◆ **Task directions**:
Search the records for "diagram" and copy each line that holds it.

═══ Source data ═══

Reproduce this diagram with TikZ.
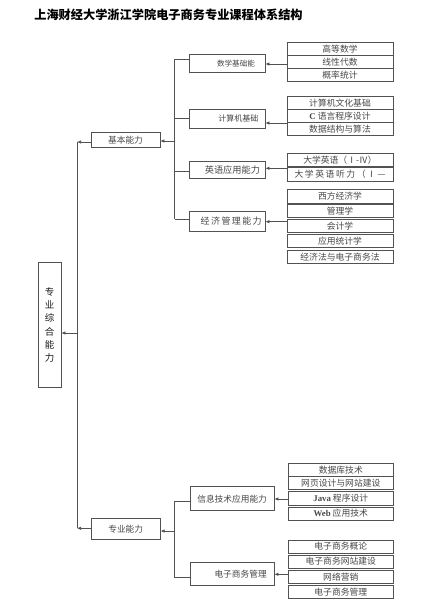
\documentclass[tikz,border=0pt]{standalone}
\usepackage{fontspec}
\setmainfont{Noto Sans CJK SC}
\newfontfamily\lat{Liberation Serif}
\usetikzlibrary{arrows.meta}
\newcommand\myks{\kern1.4pt}
\tikzset{
  ln/.style={draw=black!68, line width=0.7pt},
  arr/.style={ln, -{Latex[length=4pt,width=3.4pt]}},
  box/.style={draw=black!68, line width=0.7pt, inner sep=0pt, text=black!72,
    font=\fontsize{8.7}{10}\selectfont},
  rbox/.style={box, minimum width=106pt, minimum height=13.3pt, font=\fontsize{8.8}{10}\selectfont},
  rboxb/.style={box, minimum width=105pt, minimum height=13.3pt, font=\fontsize{8.8}{10}\selectfont},
}
\begin{document}
\begin{tikzpicture}[x=1pt,y=-1pt]
\useasboundingbox (0,0) rectangle (425,600);
% title
\node[font=\fontsize{12.2}{14}\selectfont\bfseries, text=black] (title) at (168.5,15) {上海财经大学浙江学院电子商务专业课程体系结构};
% main box
\node[box, minimum width=23pt, minimum height=125pt, align=center, text=black!90,
  font=\fontsize{9.5}{13.3}\selectfont] (main) at (49.5,325) {专\\业\\综\\合\\能\\力};
% level 1
\node[box, minimum width=69pt, minimum height=15pt] (jb) at (125.5,140) {基本能力};
\node[box, minimum width=69pt, minimum height=21pt] (zy) at (125.7,528.8) {专业能力};
% level 2
\node[box, minimum height=18.7pt, text width=56pt, inner xsep=10pt, align=right,
  font=\fontsize{7.6}{9}\selectfont] (sx) at (227,63.3) {数学基础能};
\node[box, minimum height=19pt, text width=62.6pt, inner xsep=6.7pt, align=right,
  font=\fontsize{8}{9}\selectfont] (jsj) at (227,118.8) {计算机基础};
\node[box, minimum height=17pt, text width=66pt, inner xsep=5pt, align=right,
  font=\fontsize{9.2}{10}\selectfont] (yy) at (227,169.8) {英语应用能力};
\node[box, minimum height=20.3pt, text width=69.4pt, inner xsep=3.3pt, align=right,
  font=\fontsize{9}{11}\selectfont] (jj) at (227,221.2) {经\myks 济\myks 管\myks 理\myks 能\myks 力};
\node[box, minimum height=24pt, text width=69.4pt, inner xsep=7.3pt, align=right] (xx) at (232,498.7) {信息技术应用能力};
\node[box, minimum height=22.7pt, text width=69.4pt, inner xsep=7.3pt, align=right] (dz) at (232,573.7) {电子商务管理};
% right boxes: math
\node[rbox] (m1) at (340,49) {高等数学};
\node[rbox] (m2) at (340,62) {线性代数};
\node[rbox] (m3) at (340,75) {概率统计};
% computer
\node[rbox, minimum height=13pt] (c1) at (340,103.2) {计算机文化基础};
\node[rbox, minimum height=13pt] (c2) at (340,116.2) {{\lat\bfseries C} 语言程序设计};
\node[rbox, minimum height=13pt] (c3) at (340,129.2) {数据结构与算法};
% english
\node[rbox, minimum height=13.6pt] (e1) at (340,159.7) {大学英语（Ⅰ-Ⅳ）};
\node[rbox, minimum height=13.6pt] (e2) at (340,174.3) {\hbox to 91pt{大\hfil 学\hfil 英\hfil 语\hfil 听\hfil 力\hfil （\hfil Ⅰ\hfil —}};
% economics
\node[rbox] (k1) at (340,196.2) {西方经济学};
\node[rbox] (k2) at (340,211.1) {管理学};
\node[rbox] (k3) at (340,226) {会计学};
\node[rbox] (k4) at (340,241.1) {应用统计学};
\node[rbox] (k5) at (340,257) {经济法与电子商务法};
% info tech
\node[rboxb] (i1) at (340.8,469.8) {数据库技术};
\node[rboxb] (i2) at (340.8,483.1) {网页设计与网站建设};
\node[rboxb] (i3) at (340.8,498.3) {{\lat\bfseries Java} 程序设计};
\node[rboxb] (i4) at (340.8,513.5) {{\lat\bfseries Web} 应用技术};
% e-commerce
\node[rboxb] (d1) at (340.8,546.5) {电子商务概论};
\node[rboxb] (d2) at (340.8,561.5) {电子商务网站建设};
\node[rboxb] (d3) at (340.8,577) {网络营销};
\node[rboxb] (d4) at (340.8,591.7) {电子商务管理};
% coordinates
\coordinate (t1) at (174.7,59.3);
\coordinate (t2) at (174.7,118);
\coordinate (t3) at (174.7,171);
\coordinate (t4) at (174.7,219.3);
\coordinate (tj) at (174.7,141);
\coordinate (b1) at (174.7,501);
\coordinate (b2) at (174.7,577.7);
\coordinate (bz) at (174.7,531);
\coordinate (l1) at (77,142);
\coordinate (l2) at (77,528.3);
\coordinate (lm) at (77,333);
\coordinate (g1) at (287,64);
\coordinate (g2) at (287,123);
\coordinate (g3) at (287,168.3);
\coordinate (g4) at (287,221.7);
\coordinate (g5) at (288.3,499);
\coordinate (g6) at (288.3,574.3);
% connectors
\draw[ln] (t1) -- (t4);
\draw[ln] (t1) -- (t1 -| sx.west);
\draw[ln] (t2) -- (t2 -| jsj.west);
\draw[ln] (t3) -- (t3 -| yy.west);
\draw[ln] (t4) -- (t4 -| jj.west);
\draw[arr] (tj) -- (tj -| jb.east);
\draw[ln] (b1) -- (b2);
\draw[ln] (b1) -- (b1 -| xx.west);
\draw[ln] (b2) -- (b2 -| dz.west);
\draw[arr] (bz) -- (bz -| zy.east);
\draw[arr] (l1 -| jb.west) -- (l1);
\draw[arr] (l2 -| zy.west) -- (l2);
\draw[ln] (l1) -- (l2);
\draw[arr] (lm) -- (lm -| main.east);
\draw[arr] (g1) -- (g1 -| sx.east);
\draw[arr] (g2) -- (g2 -| jsj.east);
\draw[arr] (g3) -- (g3 -| yy.east);
\draw[arr] (g4) -- (g4 -| jj.east);
\draw[arr] (g5) -- (g5 -| xx.east);
\draw[arr] (g6) -- (g6 -| dz.east);
\end{tikzpicture}
\end{document}
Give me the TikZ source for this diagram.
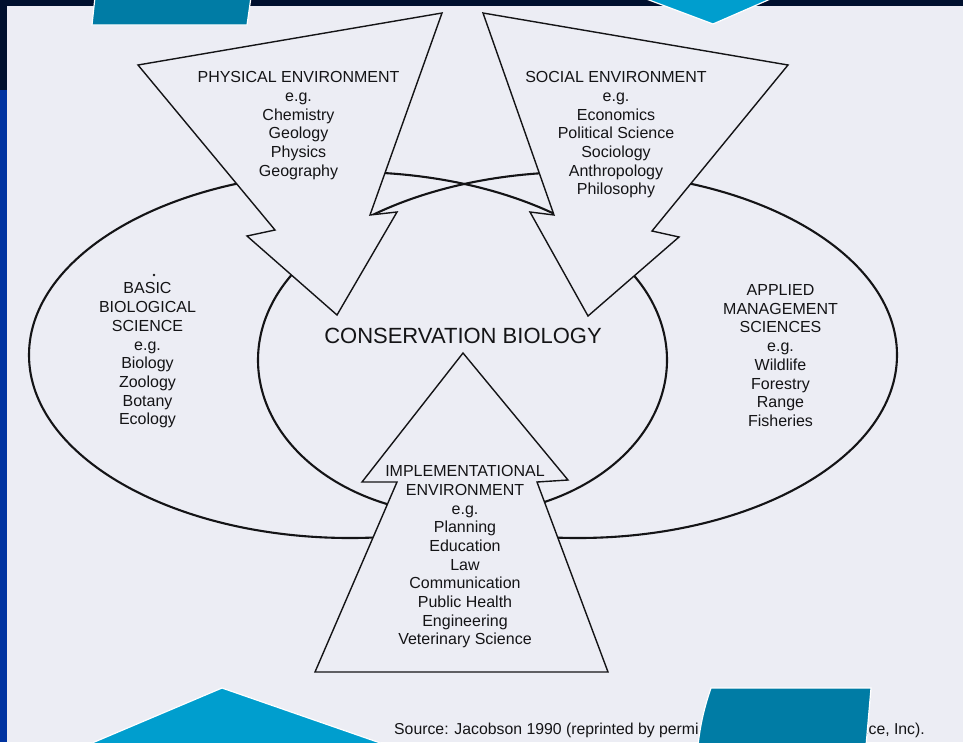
\documentclass[tikz,border=0pt]{standalone}
\usepackage{fontspec}
\setmainfont{Liberation Sans}
\definecolor{pagebg}{RGB}{236,237,244}
\definecolor{navyband}{RGB}{0,16,46}
\definecolor{royalband}{RGB}{0,51,160}
\definecolor{tealshape}{RGB}{0,124,165}
\definecolor{lightshape}{RGB}{0,158,206}
\definecolor{inkline}{RGB}{20,20,22}
\begin{document}
\begin{tikzpicture}[x=1pt,y=-1pt,
  arrowshape/.style={draw=inkline, line width=1.4pt, fill=pagebg, line join=miter},
  ovalline/.style={draw=inkline, line width=2.1pt},
  lbl/.style={align=center, anchor=north, inner sep=0pt, text=inkline,
              font=\fontsize{16}{18.7}\selectfont},
  decoshape/.style={draw=white, line width=1.2pt}
]
\useasboundingbox (0,0) rectangle (963,742);
\fill[pagebg] (0,0) rectangle (963,742);

% big ellipses
\draw[ovalline] (350,355) ellipse [x radius=321, y radius=183];
\draw[ovalline] (578,355) ellipse [x radius=319, y radius=183];

% hide inner parts of the big ellipses
\begin{scope}
  \clip (0,222) rectangle (963,742);
  \fill[pagebg] (462.5,360) ellipse [x radius=215, y radius=163];
\end{scope}

% central ellipse (visible arc)
\draw[ovalline] plot[domain=-40:220, samples=140, smooth]
  ({462.5+204.5*cos(\x)},{360+155*sin(\x)});

% arrow shapes
\draw[arrowshape] (138,65) -- (442,13) -- (370,215) -- (397,212) -- (337,315)
  -- (247,236) -- (275,230) -- cycle;
\draw[arrowshape] (483,13) -- (788,65) -- (652,231) -- (679,237) -- (588,316)
  -- (530,212) -- (554,215) -- cycle;
\draw[arrowshape] (463,353) -- (568,480) -- (537,482) -- (608,672) -- (315,672)
  -- (397,482) -- (362,482) -- cycle;

% labels
\node[lbl] (phys) at (298.5,71.3) {PHYSICAL ENVIRONMENT\\e.g.\\Chemistry\\Geology\\Physics\\Geography};
\node[lbl] (soc) at (616,71.3) {SOCIAL ENVIRONMENT\\e.g.\\Economics\\Political Science\\Sociology\\Anthropology\\Philosophy};
\node[lbl] (basic) at (147.5,282.6) {BASIC\\BIOLOGICAL\\SCIENCE\\e.g.\\Biology\\Zoology\\Botany\\Ecology};
\node[lbl] (appl) at (780.5,284.3) {APPLIED\\MANAGEMENT\\SCIENCES\\e.g.\\Wildlife\\Forestry\\Range\\Fisheries};
\node[lbl] (impl) at (465,465.3) {IMPLEMENTATIONAL\\ENVIRONMENT\\e.g.\\Planning\\Education\\Law\\Communication\\Public Health\\Engineering\\Veterinary Science};
\node[inner sep=0pt, text=inkline, font=\fontsize{22}{24}\selectfont] (cons) at (463,335.8) {CONSERVATION BIOLOGY};
\fill[inkline] (154,275) circle (1.3);

% source line
\node[anchor=base west, inner sep=0pt, text=inkline, font=\fontsize{15.8}{18}\selectfont] (src1) at (394,734) {Source: Jacobson 1990 (reprinted by permi};
\node[anchor=base east, inner sep=0pt, text=inkline, font=\fontsize{15.8}{18}\selectfont] (src2) at (925,734) {nce, Inc).};

% slide frame
\fill[navyband] (0,0) rectangle (963,6);
\fill[navyband] (0,0) rectangle (7,90);
\fill[royalband] (0,90) rectangle (7,742);
\filldraw[decoshape, fill=tealshape] (95,-3) -- (251,-3) -- (247,25) -- (92,25) -- cycle;
\filldraw[decoshape, fill=lightshape] (641,-3) -- (775,-3) -- (713,24) -- cycle;
\filldraw[decoshape, fill=lightshape] (222,688) -- (389,746) -- (85,746) -- cycle;
\filldraw[decoshape, fill=tealshape] (711,688) -- (871,688) -- (866,746) -- (698,746)
  .. controls (700,725) and (705,705) .. (711,688) -- cycle;
\end{tikzpicture}
\end{document}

═══

◆ **Solution for this task**:
Reproduce this diagram with TikZ.
Give me the TikZ source for this diagram.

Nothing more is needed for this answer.